Leave out the pictures, then reproduce the rest of the material exactly.
### Source excerpt ###
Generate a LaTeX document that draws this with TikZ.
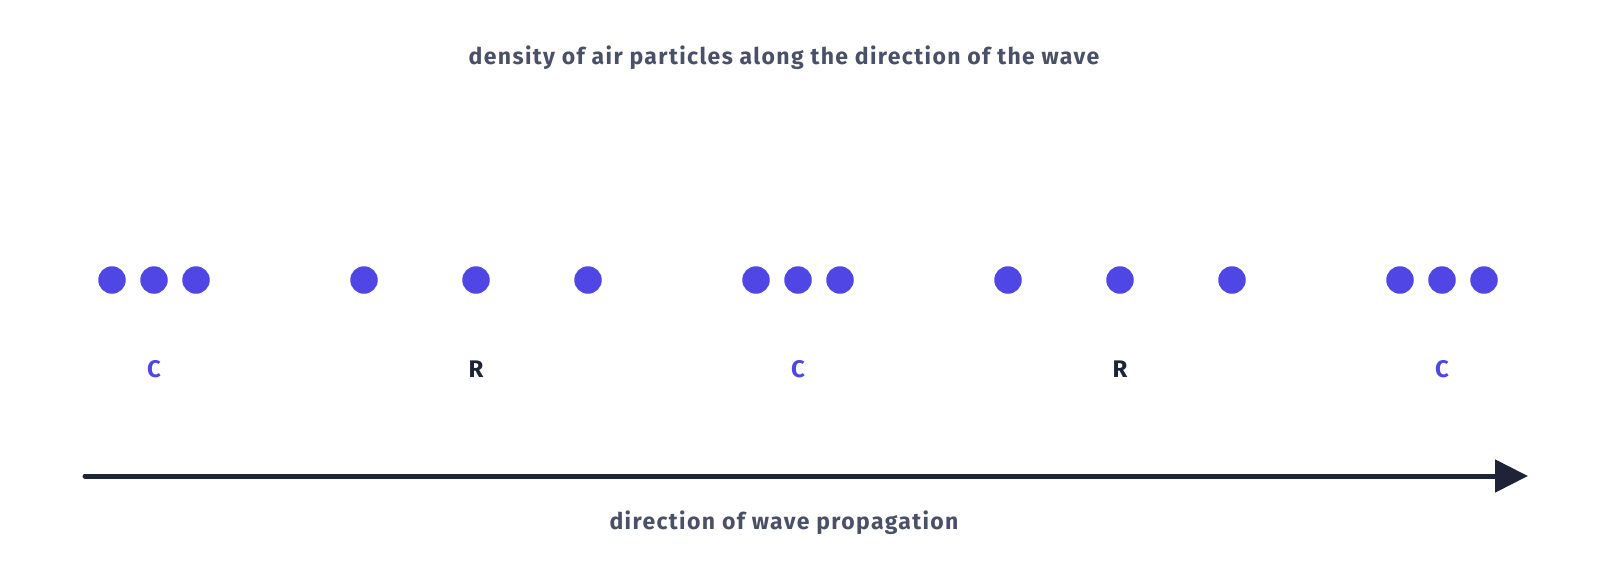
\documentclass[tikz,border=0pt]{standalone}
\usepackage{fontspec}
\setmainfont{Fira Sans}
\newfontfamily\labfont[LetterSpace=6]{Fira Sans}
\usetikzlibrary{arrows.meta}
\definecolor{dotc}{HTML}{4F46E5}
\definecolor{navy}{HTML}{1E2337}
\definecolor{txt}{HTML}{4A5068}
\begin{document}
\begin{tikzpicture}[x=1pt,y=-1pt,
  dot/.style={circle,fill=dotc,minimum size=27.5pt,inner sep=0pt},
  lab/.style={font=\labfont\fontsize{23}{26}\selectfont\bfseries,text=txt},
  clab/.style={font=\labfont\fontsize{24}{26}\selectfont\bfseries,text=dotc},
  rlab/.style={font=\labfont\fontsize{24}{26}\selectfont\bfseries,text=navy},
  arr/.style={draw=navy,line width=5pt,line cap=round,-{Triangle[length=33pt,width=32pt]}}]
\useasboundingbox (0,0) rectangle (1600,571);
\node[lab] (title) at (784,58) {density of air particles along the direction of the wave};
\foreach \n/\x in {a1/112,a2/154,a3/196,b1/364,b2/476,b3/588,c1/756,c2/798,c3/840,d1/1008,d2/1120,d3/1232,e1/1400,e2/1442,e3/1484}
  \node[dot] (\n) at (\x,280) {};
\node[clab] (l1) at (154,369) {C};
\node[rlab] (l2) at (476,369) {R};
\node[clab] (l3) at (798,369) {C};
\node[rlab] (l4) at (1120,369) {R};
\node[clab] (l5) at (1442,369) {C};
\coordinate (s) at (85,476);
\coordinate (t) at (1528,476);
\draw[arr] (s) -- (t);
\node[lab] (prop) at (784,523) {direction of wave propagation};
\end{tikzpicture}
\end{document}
###
**Solution for this problem:**
Generate a LaTeX document that draws this with TikZ.
\documentclass[tikz,border=0pt]{standalone}
\usepackage{fontspec}
\setmainfont{Fira Sans}
\newfontfamily\labfont[LetterSpace=6]{Fira Sans}
\usetikzlibrary{arrows.meta}
\definecolor{dotc}{HTML}{4F46E5}
\definecolor{navy}{HTML}{1E2337}
\definecolor{txt}{HTML}{4A5068}
\begin{document}
\begin{tikzpicture}[x=1pt,y=-1pt,
  dot/.style={circle,fill=dotc,minimum size=27.5pt,inner sep=0pt},
  lab/.style={font=\labfont\fontsize{23}{26}\selectfont\bfseries,text=txt},
  clab/.style={font=\labfont\fontsize{24}{26}\selectfont\bfseries,text=dotc},
  rlab/.style={font=\labfont\fontsize{24}{26}\selectfont\bfseries,text=navy},
  arr/.style={draw=navy,line width=5pt,line cap=round,-{Triangle[length=33pt,width=32pt]}}]
\useasboundingbox (0,0) rectangle (1600,571);
\node[lab] (title) at (784,58) {density of air particles along the direction of the wave};
\foreach \n/\x in {a1/112,a2/154,a3/196,b1/364,b2/476,b3/588,c1/756,c2/798,c3/840,d1/1008,d2/1120,d3/1232,e1/1400,e2/1442,e3/1484}
  \node[dot] (\n) at (\x,280) {};
\node[clab] (l1) at (154,369) {C};
\node[rlab] (l2) at (476,369) {R};
\node[clab] (l3) at (798,369) {C};
\node[rlab] (l4) at (1120,369) {R};
\node[clab] (l5) at (1442,369) {C};
\coordinate (s) at (85,476);
\coordinate (t) at (1528,476);
\draw[arr] (s) -- (t);
\node[lab] (prop) at (784,523) {direction of wave propagation};
\end{tikzpicture}
\end{document}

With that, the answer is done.